* _Aim of the exercise_
Restate the full listing word for word and leave the pictures out.

_ _ _ _ _ _ _

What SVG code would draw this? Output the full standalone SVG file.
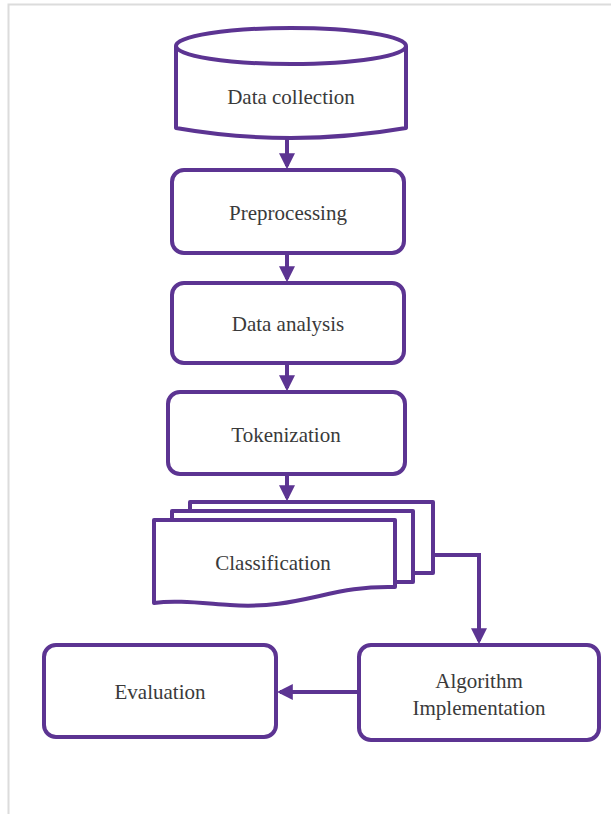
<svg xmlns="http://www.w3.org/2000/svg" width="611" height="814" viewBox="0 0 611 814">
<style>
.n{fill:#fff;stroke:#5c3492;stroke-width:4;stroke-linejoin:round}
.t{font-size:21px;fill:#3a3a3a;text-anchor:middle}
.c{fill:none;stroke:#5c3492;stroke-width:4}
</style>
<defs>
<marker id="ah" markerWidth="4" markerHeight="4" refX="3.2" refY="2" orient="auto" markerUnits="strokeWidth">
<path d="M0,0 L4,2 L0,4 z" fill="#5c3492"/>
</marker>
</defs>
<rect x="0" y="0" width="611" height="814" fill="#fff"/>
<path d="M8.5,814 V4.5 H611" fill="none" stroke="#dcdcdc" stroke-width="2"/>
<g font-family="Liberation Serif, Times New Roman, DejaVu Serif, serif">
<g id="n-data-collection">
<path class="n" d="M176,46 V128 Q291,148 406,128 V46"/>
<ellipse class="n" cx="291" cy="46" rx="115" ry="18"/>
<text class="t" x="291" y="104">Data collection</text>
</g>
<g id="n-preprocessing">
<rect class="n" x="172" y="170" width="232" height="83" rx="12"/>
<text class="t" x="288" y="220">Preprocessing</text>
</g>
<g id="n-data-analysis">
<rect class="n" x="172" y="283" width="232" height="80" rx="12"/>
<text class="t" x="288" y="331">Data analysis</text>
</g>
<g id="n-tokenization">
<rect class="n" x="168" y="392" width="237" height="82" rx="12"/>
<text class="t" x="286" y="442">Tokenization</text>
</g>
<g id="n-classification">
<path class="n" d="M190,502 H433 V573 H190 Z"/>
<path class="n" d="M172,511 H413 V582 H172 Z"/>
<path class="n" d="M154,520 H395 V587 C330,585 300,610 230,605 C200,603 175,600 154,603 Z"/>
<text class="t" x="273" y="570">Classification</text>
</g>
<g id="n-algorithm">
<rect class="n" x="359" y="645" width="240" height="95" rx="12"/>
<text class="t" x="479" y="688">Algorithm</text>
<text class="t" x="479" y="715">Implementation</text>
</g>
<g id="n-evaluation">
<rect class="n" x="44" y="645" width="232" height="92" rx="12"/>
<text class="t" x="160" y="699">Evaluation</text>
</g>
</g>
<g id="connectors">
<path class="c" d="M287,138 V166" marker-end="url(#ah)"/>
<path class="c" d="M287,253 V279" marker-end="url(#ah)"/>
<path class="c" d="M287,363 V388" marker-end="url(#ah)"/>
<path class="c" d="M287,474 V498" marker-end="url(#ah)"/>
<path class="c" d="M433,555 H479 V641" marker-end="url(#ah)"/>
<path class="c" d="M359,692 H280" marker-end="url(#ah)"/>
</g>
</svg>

_ _ _ _ _ _ _

* _Solution below_
What SVG code would draw this? Output the full standalone SVG file.
<svg xmlns="http://www.w3.org/2000/svg" width="611" height="814" viewBox="0 0 611 814">
<style>
.n{fill:#fff;stroke:#5c3492;stroke-width:4;stroke-linejoin:round}
.t{font-size:21px;fill:#3a3a3a;text-anchor:middle}
.c{fill:none;stroke:#5c3492;stroke-width:4}
</style>
<defs>
<marker id="ah" markerWidth="4" markerHeight="4" refX="3.2" refY="2" orient="auto" markerUnits="strokeWidth">
<path d="M0,0 L4,2 L0,4 z" fill="#5c3492"/>
</marker>
</defs>
<rect x="0" y="0" width="611" height="814" fill="#fff"/>
<path d="M8.5,814 V4.5 H611" fill="none" stroke="#dcdcdc" stroke-width="2"/>
<g font-family="Liberation Serif, Times New Roman, DejaVu Serif, serif">
<g id="n-data-collection">
<path class="n" d="M176,46 V128 Q291,148 406,128 V46"/>
<ellipse class="n" cx="291" cy="46" rx="115" ry="18"/>
<text class="t" x="291" y="104">Data collection</text>
</g>
<g id="n-preprocessing">
<rect class="n" x="172" y="170" width="232" height="83" rx="12"/>
<text class="t" x="288" y="220">Preprocessing</text>
</g>
<g id="n-data-analysis">
<rect class="n" x="172" y="283" width="232" height="80" rx="12"/>
<text class="t" x="288" y="331">Data analysis</text>
</g>
<g id="n-tokenization">
<rect class="n" x="168" y="392" width="237" height="82" rx="12"/>
<text class="t" x="286" y="442">Tokenization</text>
</g>
<g id="n-classification">
<path class="n" d="M190,502 H433 V573 H190 Z"/>
<path class="n" d="M172,511 H413 V582 H172 Z"/>
<path class="n" d="M154,520 H395 V587 C330,585 300,610 230,605 C200,603 175,600 154,603 Z"/>
<text class="t" x="273" y="570">Classification</text>
</g>
<g id="n-algorithm">
<rect class="n" x="359" y="645" width="240" height="95" rx="12"/>
<text class="t" x="479" y="688">Algorithm</text>
<text class="t" x="479" y="715">Implementation</text>
</g>
<g id="n-evaluation">
<rect class="n" x="44" y="645" width="232" height="92" rx="12"/>
<text class="t" x="160" y="699">Evaluation</text>
</g>
</g>
<g id="connectors">
<path class="c" d="M287,138 V166" marker-end="url(#ah)"/>
<path class="c" d="M287,253 V279" marker-end="url(#ah)"/>
<path class="c" d="M287,363 V388" marker-end="url(#ah)"/>
<path class="c" d="M287,474 V498" marker-end="url(#ah)"/>
<path class="c" d="M433,555 H479 V641" marker-end="url(#ah)"/>
<path class="c" d="M359,692 H280" marker-end="url(#ah)"/>
</g>
</svg>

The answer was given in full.